Verituner

Michael Gamble michael@gambles.fsnet.co.uk
Tue, 10 Feb 2004 21:52:58 -0000


Hello all
Stephane said: "What I found most interesting in Verituner is that it lets
YOU decide what
is a good tuning.  If you are not 100% satisfied with the tuning (style) the
device achieved, you can put in your own parameters to make the tuning match
your delicate ear.  Interactive keeps a man awake."
I say: If you rely on an external device your tuning ear will eventually
fall into a state of disuetude and suddenly you won't be able to tune
without a device at all. This is why I only use the CTS-5 to "help" lay the
bearings in just one 8ve. Then I turn it off and finish the job by ear. I
have yet to have a call-back on my tunings.

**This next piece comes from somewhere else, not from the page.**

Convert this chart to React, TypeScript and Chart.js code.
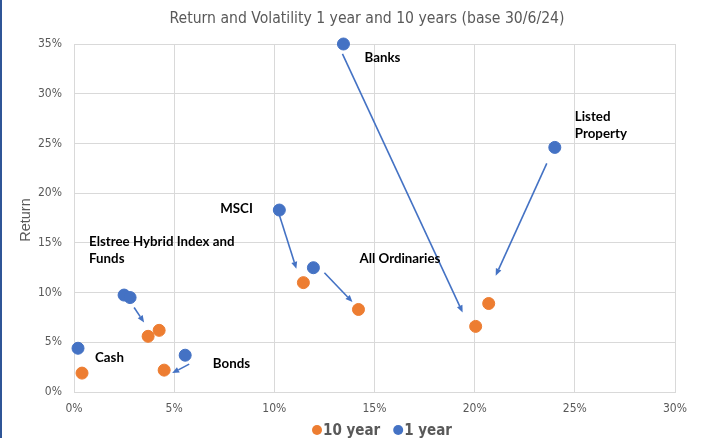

Tell you what though, in some pianos the 10ths. taken between the metals and
the covered strings are not at the same beat-rate fall (when going down the
scale) as the metal-to-metal 10ths. Isn't that an oddity? It's usually the
smaller pianos where this happens - yet the 8ves are good and I wouldn't
change them to conform to the falling 10ths. Does that make sense? Example:
when I have finished laying the bearing 8ve to my satisfaction I always
slowly play the M3s all the way through the bearings - in both directions -
in order to listen to the gradual change in beat-rate. If there are any
discrepancies this is where it shows up and this is when they are corrected.
For it is on this "bearings", properly set, that the entire piano tuning -
and my un-tarnished record - stands or falls. Wrong is Wrong and Right is
Right and Wrong is No Man's Right. That's the Maxim I work to. Always. :-)
Regards from darkest night in a Sussex Downland Village.